Conclusion: A Region Trapped In A Hall Of Mirrors.
The war that ended only six weeks ago has failed to resolve any of the region’s fundamental contradictions. Iran remains a nuclear-threshold state with a ballistic missile arsenal, a bruised but intact network of allies, and a leadership convinced that maximal resistance is the only path to survival. The Gulf Arab states, terrified by the war’s demonstration effect, that Iran could strike their vital infrastructure and US bases with impunity, have doubled down on an American security guarantee that is itself in flux. And the United States, under an administration that initiated the strikes but then urgently sought an off-ramp, is caught between domestic fatigue, Israeli pressure, and the strategic imperative of not letting the Gulf fall into chaos.
Iran’s rejection of the US-GCC statement is not just diplomatic petulance. It is a declaration that the post-war order will not be written unilaterally by the old alliance. As Gharibabadi put it in a closed-door session with MPs on Friday, a transcript of which was leaked to the semi-official Fars News Agency: “We did not survive a war to be dictated terms in a hotel ballroom. The era of such illusions is over.”

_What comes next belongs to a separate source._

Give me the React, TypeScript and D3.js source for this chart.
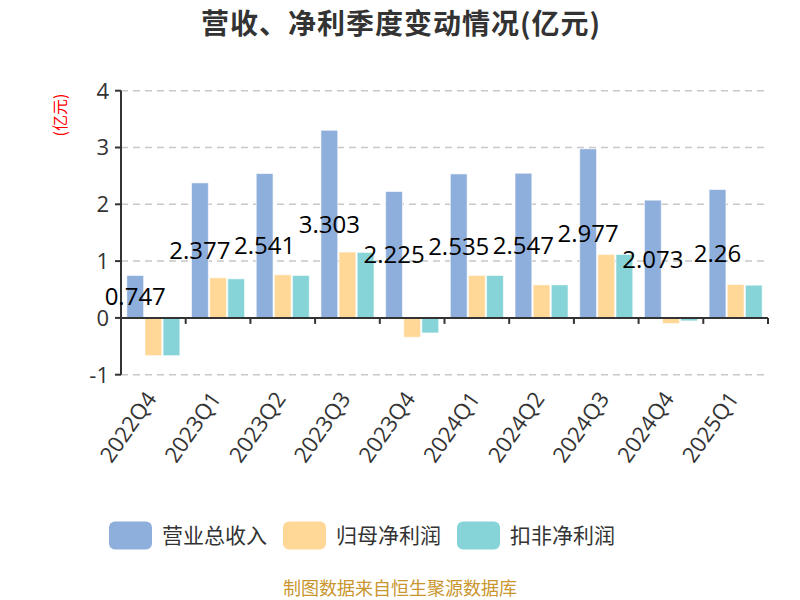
import React from "react";
import * as d3 from "d3";

const categories = ["2022Q4","2023Q1","2023Q2","2023Q3","2023Q4","2024Q1","2024Q2","2024Q3","2024Q4","2025Q1"];
const revenue = [0.747,2.377,2.541,3.303,2.225,2.535,2.547,2.977,2.073,2.26];
const netProfit = [-0.665,0.706,0.759,1.159,-0.341,0.747,0.582,1.117,-0.1,0.588];
const deductedProfit = [-0.665,0.688,0.747,1.153,-0.265,0.747,0.582,1.117,-0.053,0.576];
const yTicks = [-1,0,1,2,3,4];
const seriesNames = ["营业总收入","归母净利润","扣非净利润"];
const colors = ["#8eaedb","#ffd898","#87d4d8"];

const FONT = "'Open Sans','Noto Sans CJK SC',sans-serif";
const CJK = "'Noto Sans CJK SC',sans-serif";

export default function App() {
  const W = 800, H = 600;
  const left = 121, right = 768, top = 90.7, bottom = 374.7;
  const x = d3.scaleBand<string>().domain(categories).range([left, right]).paddingInner(0.18).paddingOuter(0.09);
  const y = d3.scaleLinear().domain([-1, 4]).range([bottom, top]);
  const step = (right - left) / categories.length;
  const gap = 1.3;
  const bw = (x.bandwidth() - 2 * gap) / 3;
  const all = [revenue, netProfit, deductedProfit];
  const legendX = [109, 283, 457];

  return (
    <svg width={W} height={H} style={{ position: "absolute", left: 0, top: 0, fontFamily: FONT }}>
      <rect width={W} height={H} fill="#fff" />
      <text x={401} y={34} textAnchor="middle" fontSize={28} fontWeight="bold" fill="#333" fontFamily={CJK} letterSpacing={1}>营收、净利季度变动情况(亿元)</text>
      {yTicks.filter(t => t !== 0).map(t => (
        <line key={t} x1={left} x2={right} y1={y(t)} y2={y(t)} stroke="#c8c8c8" strokeWidth={1.5} strokeDasharray="7,5" />
      ))}
      {all.map((vals, si) => vals.map((v, i) => {
        const bx = (x(categories[i]) as number) + si * (bw + gap);
        const y0 = y(0), y1 = y(v);
        return <rect key={si + "-" + i} x={bx} y={Math.min(y0, y1)} width={bw} height={Math.abs(y1 - y0)} fill={colors[si]} stroke="rgba(255,255,255,0.6)" strokeWidth={1} />;
      }))}
      {/* y axis */}
      <line x1={left} x2={left} y1={top} y2={bottom} stroke="#333" strokeWidth={2} />
      {yTicks.map(t => (
        <g key={t}>
          <line x1={left - 6} x2={left} y1={y(t)} y2={y(t)} stroke="#333" strokeWidth={2} />
          <text x={left - 12} y={y(t)} dy="0.36em" textAnchor="end" fontSize={22} fill="#333">{t}</text>
        </g>
      ))}
      <text transform={`translate(60,115) rotate(-90)`} textAnchor="middle" dy="0.35em" fontSize={16} fill="#ff0000" fontFamily={CJK}>(亿元)</text>
      {/* x axis */}
      <line x1={left} x2={right} y1={y(0)} y2={y(0)} stroke="#333" strokeWidth={2} />
      {d3.range(categories.length + 1).map(i => (
        <line key={i} x1={left + i * step} x2={left + i * step} y1={y(0)} y2={y(0) + 6} stroke="#333" strokeWidth={2} />
      ))}
      {categories.map(c => {
        const cx = (x(c) as number) + x.bandwidth() / 2;
        return (
          <text key={c} transform={`translate(${cx + 4},${bottom + 24}) rotate(-55)`} textAnchor="end" fontSize={22} fill="#333">{c}</text>
        );
      })}
      {/* labels */}
      {revenue.map((v, i) => {
        const cx = (x(categories[i]) as number) + bw / 2;
        return <text key={i} x={cx} y={y(v / 2)} dy="0.36em" textAnchor="middle" fontSize={24} fill="#000">{v}</text>;
      })}
      {/* legend */}
      {seriesNames.map((n, i) => (
        <g key={n}>
          <rect x={legendX[i]} y={521.5} width={43} height={28} rx={6} fill={colors[i]} />
          <text x={legendX[i] + 53} y={535.5} dy="0.35em" fontSize={21} fill="#333" fontFamily={CJK}>{n}</text>
        </g>
      ))}
      <text x={400} y={595} textAnchor="middle" fontSize={18} fill="#c9962e" fontFamily={CJK}>制图数据来自恒生聚源数据库</text>
    </svg>
  );
}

Whether that era is truly over will be tested in the coming weeks, as the UN-led dialogue gets underway, the Strait of Hormuz MoU details are hammered out, and the US posture review proceeds. For now, the chasm between the visions of “collective security” emanating from Manama and from Tehran could hardly be wider, and the people of the region, from the alleyways of Bahrain’s Shia villages to the frontline towns of southern Lebanon and the oil-export terminals of Kharg Island, remain the ones who will pay the price if that chasm widens into a new abyss.